By aaroncynic in News on Feb 3, 2017 9:27PM

Governor Bruce Rauner outside the Director's Lawn at the Illinois State Fair in August 2016. Photo by Aaron Cynic

Gov. Bruce Rauner isn’t exactly supportive of President Donald Trump and other Republicans plans to immediately repeal the Affordable Care Act, which has been one of many of the Administration’s top priorities.

In an interview with the Daily Herald’s Editorial Board, Rauner said his office had been in “close communication” with the administration on the matter, and that he’d leverage those connections to advocate for the more than 1 million Illinoisans who are insured through the program.

“We have strongly recommended that they just don't remove the Affordable Care Act. I think we need to have something (in place)," said Rauner.
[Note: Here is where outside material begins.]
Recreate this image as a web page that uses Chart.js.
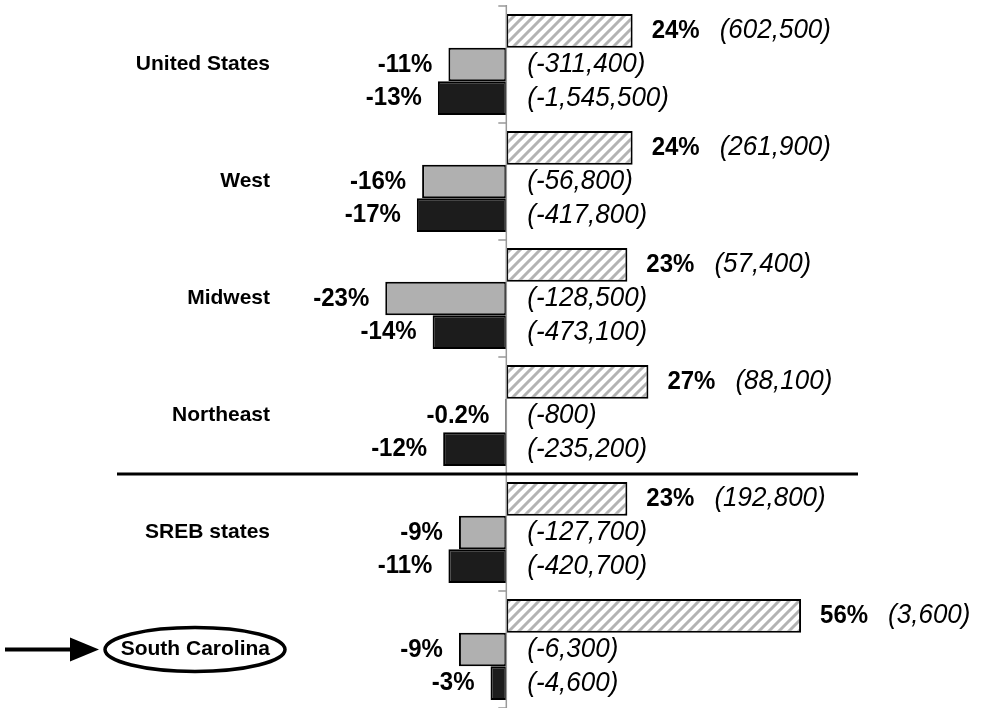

The comments aren’t the first tepid criticism the governor has made of Trump’s edicts. At a seminar hosted by the billionaire Koch brothers last weekend, Rauner said he had “concerns” about the president’s executive order that bans refugees and other immigrants from several countries.

“The governor has been supportive of tightening the vetting process for Syrian refugees because of ISIS attempts to infiltrate refugee flows — but he's opposed to immigration bans that target any specific religion,” said a statement from the governor's office.

The governor also made remarks Thursday about the state budget impasse—which has dragged on so long it’s almost become the status quo for Illinois. In an interview with the Rockford Register Star’s Editorial Board, Rauner praised Senate leaders for “taking a step forward.” “I also applaud the House,” which has said we should have tax reform, he added.

Despite the mild pat on the back Rauner quickly returned to familiar talking points, demanding legislators accept at least parts of his “Turnaround” agenda before moving forward with a budget.

"We'll never solve our fiscal problems unless we grow our economy,” said the governor. "If we continue to run deficits and raise taxes, that won't cut it,” adding that the budget needs “"cuts, revenue and structural changes.